West offers no real answer to the conundrum, but that was not the purpose of his book. It is a book that tells the story of one small piece of the Iraq war; a war that the Iraqi soldiers advised by Team Outcast – the ones that stayed on and stayed alive – are still fighting. Their success will depend in large part on the efforts of the trainers and advisors that fought alongside them. In Afghanistan, too, it has become clear that the combat advisor – now increasingly well-equipped, trained, and resourced – is critical to transition. Therefore, West’s offering is very timely.
The book is very well written and engaging and was thoroughly researched. The story is informed not only by in depth interviews from advisors, Iraqi soldiers, and U.S. generals, but also by the classics of counterinsurgency.

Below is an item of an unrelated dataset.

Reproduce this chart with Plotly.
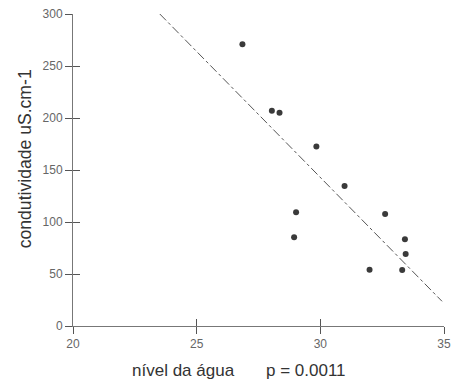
import plotly.graph_objects as go

nivel = [26.85, 28.04, 28.35, 29.84, 30.98, 29.02, 28.94, 32.62, 33.42, 33.45, 31.99, 33.31]
condut = [271, 207, 205, 172.5, 134.6, 109.3, 85.3, 107.7, 83.4, 69.2, 54.2, 53.8]
fit_x = [23.51, 34.92]
fit_y = [300, 23.75]
x_ticks = [20, 25, 30, 35]
y_ticks = [0, 50, 100, 150, 200, 250, 300]

fig = go.Figure()
fig.add_trace(go.Scatter(x=fit_x, y=fit_y, mode="lines",
                         line=dict(color="#555555", width=1, dash="dashdot"),
                         showlegend=False, cliponaxis=False))
fig.add_trace(go.Scatter(x=nivel, y=condut, mode="markers",
                         marker=dict(color="#3a3a3a", size=6, symbol="circle"),
                         showlegend=False, cliponaxis=False))

axis_common = dict(showgrid=False, zeroline=False, automargin=False)
fig.update_layout(
    width=454, height=385,
    margin=dict(l=73, r=10, t=14, b=59),
    plot_bgcolor="white", paper_bgcolor="white",
    font=dict(family="Liberation Sans, Arial, sans-serif"),
    xaxis=dict(range=[20, 35], tickvals=x_ticks, ticks="outside", ticklen=7,
               tickcolor="#555555", showline=True, linecolor="#777777", linewidth=1,
               tickfont=dict(size=12, color="#666666"), **axis_common),
    yaxis=dict(range=[0, 300], tickvals=y_ticks, ticks="outside", ticklen=7,
               tickcolor="#555555", showline=True, linecolor="#777777", linewidth=1,
               tickfont=dict(size=12, color="#666666"), ticklabelstandoff=0, **axis_common),
    xaxis2=dict(range=[20, 35], tickvals=x_ticks, ticks="inside", ticklen=7,
                tickcolor="#555555", showticklabels=False, overlaying="x",
                anchor="y", side="bottom", showline=False, **axis_common),
    yaxis2=dict(range=[0, 300], tickvals=y_ticks, ticks="inside", ticklen=7,
                tickcolor="#555555", showticklabels=False, overlaying="y",
                anchor="x", side="left", showline=False, **axis_common),
)
# dummy invisible trace to activate overlay axes
fig.add_trace(go.Scatter(x=[None], y=[None], xaxis="x2", yaxis="y2", showlegend=False))

fig.add_annotation(text="nível da água", xref="paper", yref="paper",
                   x=(183 - 73) / 371, y=(325.7 - 370) / 312, showarrow=False,
                   font=dict(size=17, color="#333333"), xanchor="center", yanchor="middle")
fig.add_annotation(text="p = 0.0011", xref="paper", yref="paper",
                   x=(306 - 73) / 371, y=(325.7 - 370) / 312, showarrow=False,
                   font=dict(size=17, color="#333333"), xanchor="center", yanchor="middle")
fig.add_annotation(text="condutividade uS.cm-1", xref="paper", yref="paper",
                   x=(25 - 73) / 371, y=(325.7 - 159) / 312, showarrow=False, textangle=-90,
                   font=dict(size=17.6, color="#333333"), xanchor="center", yanchor="middle")

fig.write_html("out.html", config={"displayModeBar": False},
               post_script="document.body.style.margin='0';document.body.style.overflow='hidden';")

I tend to agree with West that, when we have an irrefutable interest in such small wars, the only way out is through indigenous security forces. In line with the classics, West notes that this is a non-traditional skill that requires years of specialized training. What is not clear is where such forces would fit into a shrinking military and under what circumstances we would turn to such skills to train foreign forces in future conflicts. Furthermore, what we don’t see from West’s narrative is that no matter how well the advisors trained the Iraqi forces, there will be no victory without a stable political solution to Iraq’s numerous flashpoints. Until America’s strategic elites more fully consider the clashing reality of a chaotic, modernizing world and a shrinking appetite for defense spending and military interventionism, the lessons West wants us to learn will never be put in their proper place. Perhaps the most poignant question in the book comes from West’s friend and interpreter, Alex, who asked of the American generals, politicians, and commentators, “How can they understand so little?”